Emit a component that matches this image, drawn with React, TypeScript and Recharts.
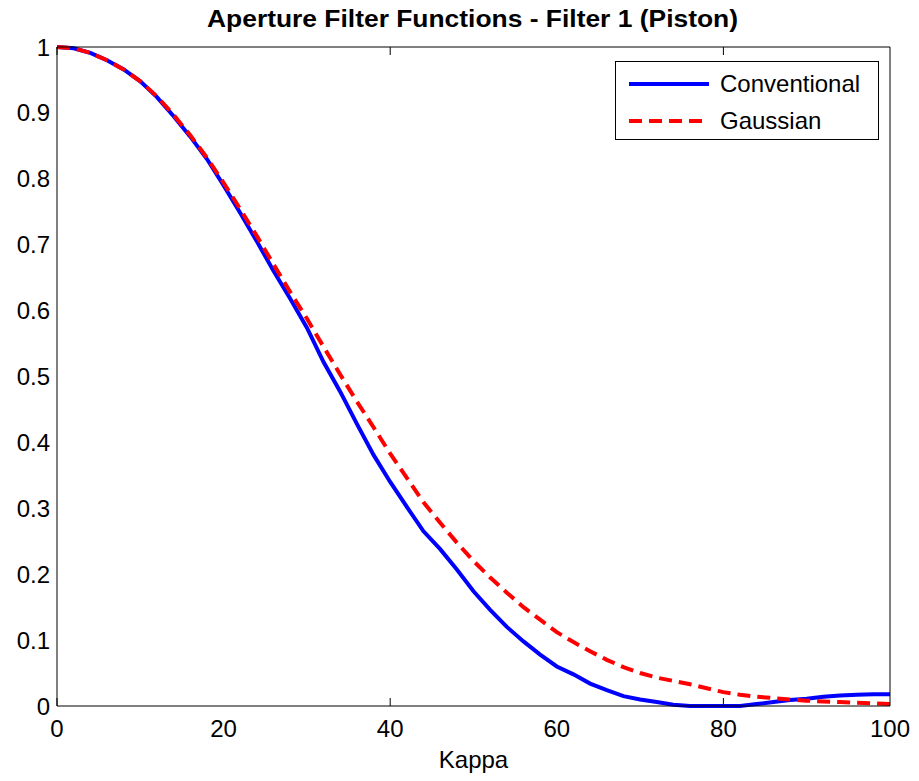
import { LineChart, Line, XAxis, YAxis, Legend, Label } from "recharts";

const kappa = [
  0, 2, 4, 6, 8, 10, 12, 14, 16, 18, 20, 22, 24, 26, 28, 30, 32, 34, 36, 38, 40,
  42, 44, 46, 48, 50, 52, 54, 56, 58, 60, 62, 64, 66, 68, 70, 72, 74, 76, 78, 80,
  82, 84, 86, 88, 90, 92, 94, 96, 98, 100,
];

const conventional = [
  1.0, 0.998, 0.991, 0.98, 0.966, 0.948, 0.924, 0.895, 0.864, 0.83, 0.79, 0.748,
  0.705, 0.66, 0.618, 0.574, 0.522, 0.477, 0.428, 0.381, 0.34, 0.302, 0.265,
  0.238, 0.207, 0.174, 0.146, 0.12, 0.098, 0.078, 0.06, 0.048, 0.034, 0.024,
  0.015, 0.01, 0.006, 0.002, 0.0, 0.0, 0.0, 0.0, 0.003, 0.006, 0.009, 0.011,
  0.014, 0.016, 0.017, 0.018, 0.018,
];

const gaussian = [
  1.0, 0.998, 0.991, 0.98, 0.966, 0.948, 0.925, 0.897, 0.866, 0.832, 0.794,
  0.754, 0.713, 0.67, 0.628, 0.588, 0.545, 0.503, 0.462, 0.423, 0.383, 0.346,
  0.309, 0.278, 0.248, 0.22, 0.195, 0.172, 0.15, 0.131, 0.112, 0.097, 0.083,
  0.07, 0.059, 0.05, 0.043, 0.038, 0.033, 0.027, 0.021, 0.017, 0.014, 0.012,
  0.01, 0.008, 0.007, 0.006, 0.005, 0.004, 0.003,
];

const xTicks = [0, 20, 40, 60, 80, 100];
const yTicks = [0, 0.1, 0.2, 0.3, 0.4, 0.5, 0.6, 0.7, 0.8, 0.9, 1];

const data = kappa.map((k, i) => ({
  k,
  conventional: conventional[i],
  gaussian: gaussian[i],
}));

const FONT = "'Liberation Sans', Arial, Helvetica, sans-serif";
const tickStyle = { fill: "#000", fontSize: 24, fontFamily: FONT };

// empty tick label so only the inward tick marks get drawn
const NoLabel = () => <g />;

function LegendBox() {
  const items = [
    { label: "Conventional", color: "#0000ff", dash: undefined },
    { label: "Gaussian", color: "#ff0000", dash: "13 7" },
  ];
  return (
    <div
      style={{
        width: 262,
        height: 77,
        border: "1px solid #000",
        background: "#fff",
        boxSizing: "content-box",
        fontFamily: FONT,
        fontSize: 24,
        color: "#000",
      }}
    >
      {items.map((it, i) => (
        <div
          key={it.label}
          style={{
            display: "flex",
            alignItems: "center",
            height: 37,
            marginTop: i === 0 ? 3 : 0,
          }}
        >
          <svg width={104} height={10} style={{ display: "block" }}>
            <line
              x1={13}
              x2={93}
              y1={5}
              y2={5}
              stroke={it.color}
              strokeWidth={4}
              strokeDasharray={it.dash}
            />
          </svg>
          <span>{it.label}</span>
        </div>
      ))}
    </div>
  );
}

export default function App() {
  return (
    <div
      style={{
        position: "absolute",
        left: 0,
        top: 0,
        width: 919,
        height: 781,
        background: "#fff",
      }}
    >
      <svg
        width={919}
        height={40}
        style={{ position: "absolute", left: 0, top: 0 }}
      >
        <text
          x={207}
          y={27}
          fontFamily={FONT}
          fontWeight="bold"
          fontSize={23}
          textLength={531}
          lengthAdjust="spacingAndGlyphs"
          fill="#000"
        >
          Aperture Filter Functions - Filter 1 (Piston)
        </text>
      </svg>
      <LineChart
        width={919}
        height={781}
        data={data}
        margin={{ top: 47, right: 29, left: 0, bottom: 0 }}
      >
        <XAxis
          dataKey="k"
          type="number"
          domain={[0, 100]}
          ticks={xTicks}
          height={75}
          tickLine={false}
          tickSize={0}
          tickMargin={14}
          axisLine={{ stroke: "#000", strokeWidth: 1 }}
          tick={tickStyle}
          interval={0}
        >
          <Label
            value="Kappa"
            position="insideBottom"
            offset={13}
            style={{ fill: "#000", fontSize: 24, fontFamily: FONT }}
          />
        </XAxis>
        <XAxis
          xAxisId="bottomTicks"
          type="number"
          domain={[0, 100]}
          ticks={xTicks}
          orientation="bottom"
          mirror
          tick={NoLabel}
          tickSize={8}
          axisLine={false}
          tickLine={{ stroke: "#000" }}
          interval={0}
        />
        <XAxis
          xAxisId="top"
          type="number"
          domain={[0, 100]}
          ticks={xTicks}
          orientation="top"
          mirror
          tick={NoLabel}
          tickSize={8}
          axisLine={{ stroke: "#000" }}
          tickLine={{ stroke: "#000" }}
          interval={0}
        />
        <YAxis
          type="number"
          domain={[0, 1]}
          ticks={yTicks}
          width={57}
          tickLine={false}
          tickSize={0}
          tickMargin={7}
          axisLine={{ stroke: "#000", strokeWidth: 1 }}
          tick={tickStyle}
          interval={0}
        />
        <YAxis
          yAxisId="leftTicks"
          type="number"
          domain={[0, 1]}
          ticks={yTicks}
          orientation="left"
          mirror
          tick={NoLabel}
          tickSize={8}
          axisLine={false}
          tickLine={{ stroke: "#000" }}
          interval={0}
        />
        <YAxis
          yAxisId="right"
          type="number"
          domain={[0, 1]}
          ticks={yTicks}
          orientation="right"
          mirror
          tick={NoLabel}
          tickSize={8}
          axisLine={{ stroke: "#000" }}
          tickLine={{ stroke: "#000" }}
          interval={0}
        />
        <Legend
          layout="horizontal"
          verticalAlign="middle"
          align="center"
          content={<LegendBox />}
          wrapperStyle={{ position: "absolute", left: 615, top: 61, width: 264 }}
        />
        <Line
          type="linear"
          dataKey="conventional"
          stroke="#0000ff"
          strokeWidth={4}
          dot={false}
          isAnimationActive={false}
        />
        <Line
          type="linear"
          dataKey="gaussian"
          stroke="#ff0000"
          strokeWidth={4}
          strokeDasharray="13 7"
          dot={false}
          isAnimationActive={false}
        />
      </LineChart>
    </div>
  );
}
===
- **Exercise details**:
Transcribe the full listing above exactly, with the images removed.

- **Answer in full**:
Emit a component that matches this image, drawn with React, TypeScript and Recharts.
import { LineChart, Line, XAxis, YAxis, Legend, Label } from "recharts";

const kappa = [
  0, 2, 4, 6, 8, 10, 12, 14, 16, 18, 20, 22, 24, 26, 28, 30, 32, 34, 36, 38, 40,
  42, 44, 46, 48, 50, 52, 54, 56, 58, 60, 62, 64, 66, 68, 70, 72, 74, 76, 78, 80,
  82, 84, 86, 88, 90, 92, 94, 96, 98, 100,
];

const conventional = [
  1.0, 0.998, 0.991, 0.98, 0.966, 0.948, 0.924, 0.895, 0.864, 0.83, 0.79, 0.748,
  0.705, 0.66, 0.618, 0.574, 0.522, 0.477, 0.428, 0.381, 0.34, 0.302, 0.265,
  0.238, 0.207, 0.174, 0.146, 0.12, 0.098, 0.078, 0.06, 0.048, 0.034, 0.024,
  0.015, 0.01, 0.006, 0.002, 0.0, 0.0, 0.0, 0.0, 0.003, 0.006, 0.009, 0.011,
  0.014, 0.016, 0.017, 0.018, 0.018,
];

const gaussian = [
  1.0, 0.998, 0.991, 0.98, 0.966, 0.948, 0.925, 0.897, 0.866, 0.832, 0.794,
  0.754, 0.713, 0.67, 0.628, 0.588, 0.545, 0.503, 0.462, 0.423, 0.383, 0.346,
  0.309, 0.278, 0.248, 0.22, 0.195, 0.172, 0.15, 0.131, 0.112, 0.097, 0.083,
  0.07, 0.059, 0.05, 0.043, 0.038, 0.033, 0.027, 0.021, 0.017, 0.014, 0.012,
  0.01, 0.008, 0.007, 0.006, 0.005, 0.004, 0.003,
];

const xTicks = [0, 20, 40, 60, 80, 100];
const yTicks = [0, 0.1, 0.2, 0.3, 0.4, 0.5, 0.6, 0.7, 0.8, 0.9, 1];

const data = kappa.map((k, i) => ({
  k,
  conventional: conventional[i],
  gaussian: gaussian[i],
}));

const FONT = "'Liberation Sans', Arial, Helvetica, sans-serif";
const tickStyle = { fill: "#000", fontSize: 24, fontFamily: FONT };

// empty tick label so only the inward tick marks get drawn
const NoLabel = () => <g />;

function LegendBox() {
  const items = [
    { label: "Conventional", color: "#0000ff", dash: undefined },
    { label: "Gaussian", color: "#ff0000", dash: "13 7" },
  ];
  return (
    <div
      style={{
        width: 262,
        height: 77,
        border: "1px solid #000",
        background: "#fff",
        boxSizing: "content-box",
        fontFamily: FONT,
        fontSize: 24,
        color: "#000",
      }}
    >
      {items.map((it, i) => (
        <div
          key={it.label}
          style={{
            display: "flex",
            alignItems: "center",
            height: 37,
            marginTop: i === 0 ? 3 : 0,
          }}
        >
          <svg width={104} height={10} style={{ display: "block" }}>
            <line
              x1={13}
              x2={93}
              y1={5}
              y2={5}
              stroke={it.color}
              strokeWidth={4}
              strokeDasharray={it.dash}
            />
          </svg>
          <span>{it.label}</span>
        </div>
      ))}
    </div>
  );
}

export default function App() {
  return (
    <div
      style={{
        position: "absolute",
        left: 0,
        top: 0,
        width: 919,
        height: 781,
        background: "#fff",
      }}
    >
      <svg
        width={919}
        height={40}
        style={{ position: "absolute", left: 0, top: 0 }}
      >
        <text
          x={207}
          y={27}
          fontFamily={FONT}
          fontWeight="bold"
          fontSize={23}
          textLength={531}
          lengthAdjust="spacingAndGlyphs"
          fill="#000"
        >
          Aperture Filter Functions - Filter 1 (Piston)
        </text>
      </svg>
      <LineChart
        width={919}
        height={781}
        data={data}
        margin={{ top: 47, right: 29, left: 0, bottom: 0 }}
      >
        <XAxis
          dataKey="k"
          type="number"
          domain={[0, 100]}
          ticks={xTicks}
          height={75}
          tickLine={false}
          tickSize={0}
          tickMargin={14}
          axisLine={{ stroke: "#000", strokeWidth: 1 }}
          tick={tickStyle}
          interval={0}
        >
          <Label
            value="Kappa"
            position="insideBottom"
            offset={13}
            style={{ fill: "#000", fontSize: 24, fontFamily: FONT }}
          />
        </XAxis>
        <XAxis
          xAxisId="bottomTicks"
          type="number"
          domain={[0, 100]}
          ticks={xTicks}
          orientation="bottom"
          mirror
          tick={NoLabel}
          tickSize={8}
          axisLine={false}
          tickLine={{ stroke: "#000" }}
          interval={0}
        />
        <XAxis
          xAxisId="top"
          type="number"
          domain={[0, 100]}
          ticks={xTicks}
          orientation="top"
          mirror
          tick={NoLabel}
          tickSize={8}
          axisLine={{ stroke: "#000" }}
          tickLine={{ stroke: "#000" }}
          interval={0}
        />
        <YAxis
          type="number"
          domain={[0, 1]}
          ticks={yTicks}
          width={57}
          tickLine={false}
          tickSize={0}
          tickMargin={7}
          axisLine={{ stroke: "#000", strokeWidth: 1 }}
          tick={tickStyle}
          interval={0}
        />
        <YAxis
          yAxisId="leftTicks"
          type="number"
          domain={[0, 1]}
          ticks={yTicks}
          orientation="left"
          mirror
          tick={NoLabel}
          tickSize={8}
          axisLine={false}
          tickLine={{ stroke: "#000" }}
          interval={0}
        />
        <YAxis
          yAxisId="right"
          type="number"
          domain={[0, 1]}
          ticks={yTicks}
          orientation="right"
          mirror
          tick={NoLabel}
          tickSize={8}
          axisLine={{ stroke: "#000" }}
          tickLine={{ stroke: "#000" }}
          interval={0}
        />
        <Legend
          layout="horizontal"
          verticalAlign="middle"
          align="center"
          content={<LegendBox />}
          wrapperStyle={{ position: "absolute", left: 615, top: 61, width: 264 }}
        />
        <Line
          type="linear"
          dataKey="conventional"
          stroke="#0000ff"
          strokeWidth={4}
          dot={false}
          isAnimationActive={false}
        />
        <Line
          type="linear"
          dataKey="gaussian"
          stroke="#ff0000"
          strokeWidth={4}
          strokeDasharray="13 7"
          dot={false}
          isAnimationActive={false}
        />
      </LineChart>
    </div>
  );
}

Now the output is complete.